[The request]: Write out the material exactly, with the pictures left out.

[Source excerpt]:
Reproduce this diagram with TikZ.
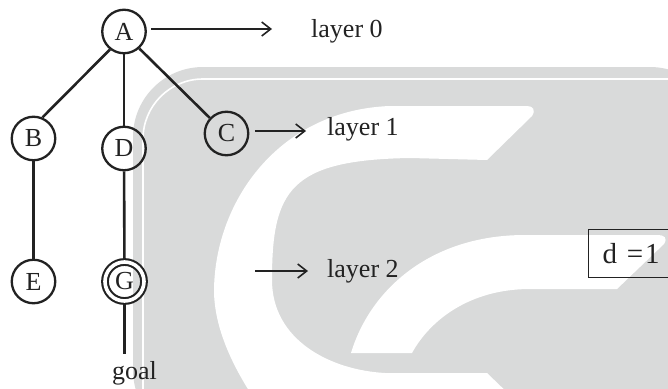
\documentclass[tikz,border=0pt]{standalone}
\usepackage{fontspec}
\setmainfont{Liberation Serif}
\usetikzlibrary{arrows.meta}
\definecolor{ink}{HTML}{222222}
\definecolor{wmgray}{HTML}{D9DADA}
\tikzset{
  state/.style={circle, draw=ink, line width=2.3pt, minimum size=43.5pt, inner sep=0pt,
    font=\fontsize{26}{31}\selectfont, text=ink},
  goalstate/.style={state, minimum size=39pt, line width=2.1pt, double=white, double distance=3.6pt, outer sep=4pt},
  treeedge/.style={draw=ink, line width=2.6pt},
  layerarrow/.style={draw=ink, line width=1.6pt, -{Straight Barb[length=9pt, width=14pt]}},
  labeltext/.style={font=\fontsize{26}{31}\selectfont, text=ink, inner sep=0pt, anchor=base west},
  dbox/.style={draw=ink, line width=1.3pt, minimum height=48pt, text width=90pt, align=left,
    inner xsep=14pt, inner ysep=0pt, font=\fontsize{29}{34}\selectfont, text=ink}
}
\begin{document}
\begin{tikzpicture}[x=1pt, y=-1pt]
\useasboundingbox (0,0) rectangle (668,388);

% background emblem
\begin{scope}
  \clip (0,0) rectangle (668,388);
  \fill[wmgray, rounded corners=70pt] (133,440) -- (133,67) -- (720,67) -- (720,440) -- cycle;
  \draw[white, line width=1.6pt, rounded corners=60pt] (143,440) -- (143,79) -- (720,79);
  % outer band
  \fill[white] (527,106) -- (390,106)
    .. controls (280,110) and (215,200) .. (214,290)
    .. controls (214,330) and (235,370) .. (255,400)
    -- (515,400) -- (487,373) -- (385,373)
    .. controls (330,370) and (272,340) .. (272,280)
    .. controls (272,190) and (290,160) .. (410,158)
    -- (487,160) -- (532,116)
    .. controls (536,110) and (533,106) .. (527,106) -- cycle;
  % inner band
  \fill[white] (351,353) -- (412,353)
    .. controls (430,320) and (470,289) .. (530,289)
    -- (617,289) -- (664,244)
    .. controls (668,238) and (664,235) .. (658,235)
    -- (525,235)
    .. controls (430,235) and (370,290) .. (351,353) -- cycle;
\end{scope}

% search tree
\node[state] (A) at (124,31.5) {A};
\node[state] (B) at (33.5,138.5) {B};
\node[state] (D) at (124,148.5) {D};
\node[state] (C) at (226.5,133.5) {C};
\node[state] (E) at (33.5,281.5) {E};
\node[goalstate] (G) at (124.5,281.5) {G};
\coordinate (gend) at (124.5,354);

\draw[treeedge] (A.232) -- (B.67);
\draw[treeedge] (A) -- (D);
\draw[treeedge] (A.312) -- (C.137);
\draw[treeedge] (B) -- (E);
\draw[treeedge] (D) -- (G);
\draw[treeedge] (G) -- (gend);
\node[labeltext, anchor=base] (goal) at (134.5,379) {goal};

% layer markers
\coordinate (t0) at (272,29);
\coordinate (t1) at (306,131);
\coordinate (s2) at (255,271);
\coordinate (t2) at (308,271);
\draw[layerarrow, shorten <=4.5pt] (A.east |- t0) -- (t0);
\draw[layerarrow, shorten <=5.5pt] (C.east |- t1) -- (t1);
\draw[layerarrow] (s2) -- (t2);
\node[labeltext] (L0) at (311,37) {layer 0};
\node[labeltext] (L1) at (327,135) {layer 1};
\node[labeltext] (L2) at (327,277) {layer 2};

% depth limit
\node[dbox, anchor=north west] (depth) at (588,229) {d =\hspace{2pt}1};
\end{tikzpicture}
\end{document}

[Complete response]:
Reproduce this diagram with TikZ.
\documentclass[tikz,border=0pt]{standalone}
\usepackage{fontspec}
\setmainfont{Liberation Serif}
\usetikzlibrary{arrows.meta}
\definecolor{ink}{HTML}{222222}
\definecolor{wmgray}{HTML}{D9DADA}
\tikzset{
  state/.style={circle, draw=ink, line width=2.3pt, minimum size=43.5pt, inner sep=0pt,
    font=\fontsize{26}{31}\selectfont, text=ink},
  goalstate/.style={state, minimum size=39pt, line width=2.1pt, double=white, double distance=3.6pt, outer sep=4pt},
  treeedge/.style={draw=ink, line width=2.6pt},
  layerarrow/.style={draw=ink, line width=1.6pt, -{Straight Barb[length=9pt, width=14pt]}},
  labeltext/.style={font=\fontsize{26}{31}\selectfont, text=ink, inner sep=0pt, anchor=base west},
  dbox/.style={draw=ink, line width=1.3pt, minimum height=48pt, text width=90pt, align=left,
    inner xsep=14pt, inner ysep=0pt, font=\fontsize{29}{34}\selectfont, text=ink}
}
\begin{document}
\begin{tikzpicture}[x=1pt, y=-1pt]
\useasboundingbox (0,0) rectangle (668,388);

% background emblem
\begin{scope}
  \clip (0,0) rectangle (668,388);
  \fill[wmgray, rounded corners=70pt] (133,440) -- (133,67) -- (720,67) -- (720,440) -- cycle;
  \draw[white, line width=1.6pt, rounded corners=60pt] (143,440) -- (143,79) -- (720,79);
  % outer band
  \fill[white] (527,106) -- (390,106)
    .. controls (280,110) and (215,200) .. (214,290)
    .. controls (214,330) and (235,370) .. (255,400)
    -- (515,400) -- (487,373) -- (385,373)
    .. controls (330,370) and (272,340) .. (272,280)
    .. controls (272,190) and (290,160) .. (410,158)
    -- (487,160) -- (532,116)
    .. controls (536,110) and (533,106) .. (527,106) -- cycle;
  % inner band
  \fill[white] (351,353) -- (412,353)
    .. controls (430,320) and (470,289) .. (530,289)
    -- (617,289) -- (664,244)
    .. controls (668,238) and (664,235) .. (658,235)
    -- (525,235)
    .. controls (430,235) and (370,290) .. (351,353) -- cycle;
\end{scope}

% search tree
\node[state] (A) at (124,31.5) {A};
\node[state] (B) at (33.5,138.5) {B};
\node[state] (D) at (124,148.5) {D};
\node[state] (C) at (226.5,133.5) {C};
\node[state] (E) at (33.5,281.5) {E};
\node[goalstate] (G) at (124.5,281.5) {G};
\coordinate (gend) at (124.5,354);

\draw[treeedge] (A.232) -- (B.67);
\draw[treeedge] (A) -- (D);
\draw[treeedge] (A.312) -- (C.137);
\draw[treeedge] (B) -- (E);
\draw[treeedge] (D) -- (G);
\draw[treeedge] (G) -- (gend);
\node[labeltext, anchor=base] (goal) at (134.5,379) {goal};

% layer markers
\coordinate (t0) at (272,29);
\coordinate (t1) at (306,131);
\coordinate (s2) at (255,271);
\coordinate (t2) at (308,271);
\draw[layerarrow, shorten <=4.5pt] (A.east |- t0) -- (t0);
\draw[layerarrow, shorten <=5.5pt] (C.east |- t1) -- (t1);
\draw[layerarrow] (s2) -- (t2);
\node[labeltext] (L0) at (311,37) {layer 0};
\node[labeltext] (L1) at (327,135) {layer 1};
\node[labeltext] (L2) at (327,277) {layer 2};

% depth limit
\node[dbox, anchor=north west] (depth) at (588,229) {d =\hspace{2pt}1};
\end{tikzpicture}
\end{document}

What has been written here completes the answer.